Life rant. As I sit here eating my food I am beginning to learn more about my self. I am not perfect and do get angry. I also learn about my values and beliefs and what triggers me to help and do good. I guess are values come beyond our mind. They come from our heart. I never remembered anything before I was born. But when I die and return to the universe. I will remember my self and try and stay immortal and self aware. I know that my goal has always been to become self aware and do something great for humanity. I dont think I will do anything great but I enter this world unawakened and will die awakened. It is a good adventure and process. But as I learn more about my self I realize that I cannot be a compassionate peaceful person. I am a knight and an angel. I do love honesty and kindness and beautiful artistic values. But I also fight evil and corruption and try to associate with good people. Of course my life situation makes me stuck in a situation with not so intelligent or good worthy people. But I still up hold honor by not betraying them. I dont betray people but I do try and bring justice.
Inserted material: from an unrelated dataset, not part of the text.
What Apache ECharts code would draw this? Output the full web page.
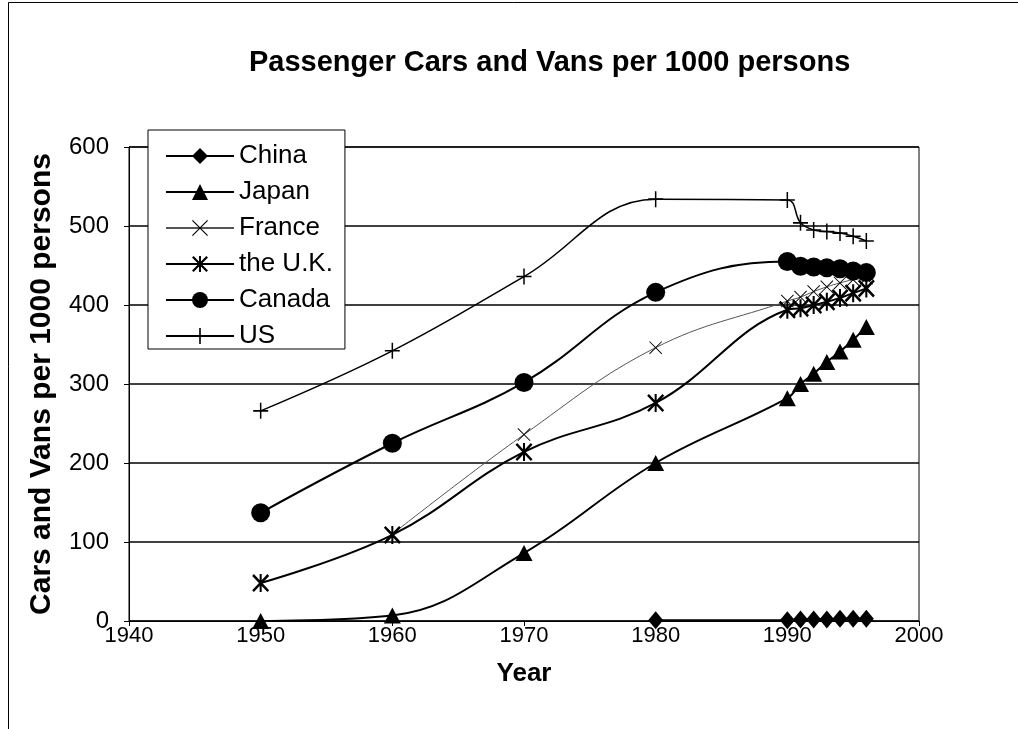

I know I am having hard times. Evil tries to hide me from the world. Calls me crazy. All I know is I am born here to achieve self awareness and the rest of my life is a game to play. But even then I want to leave the world in a better place. I know that my hearts personality is my true self and not my minds personality. Knowing this I can be happy that I accomplished one of my goals. I am a arch angel of justice. I do love. And I do get angry. Balance is forgiving those that didnt know what they were doing. Death is to those who knowingly choose to be nasty and evil and fear death because they are not immortal. Such is the way of things. Life. I never asked to be this. I just was trying to be like a normal person and do what I was supposed to do. Then my mom died and I gradually become aware. My mind is like everybody else. Greedy and uneasy and unhappy and fearful and selfish and self absorbed. But my heart or my energy or soul. My core. It defines me in a spectacular way that is beautiful and is immortal. But I will probably still be angry because I live with unawakened family who damage my knightly code. I cant be around trouble makers. They make me angry and I am forced to suppress my values for their sake. Oh well. I wait for life to happen and order to change my life.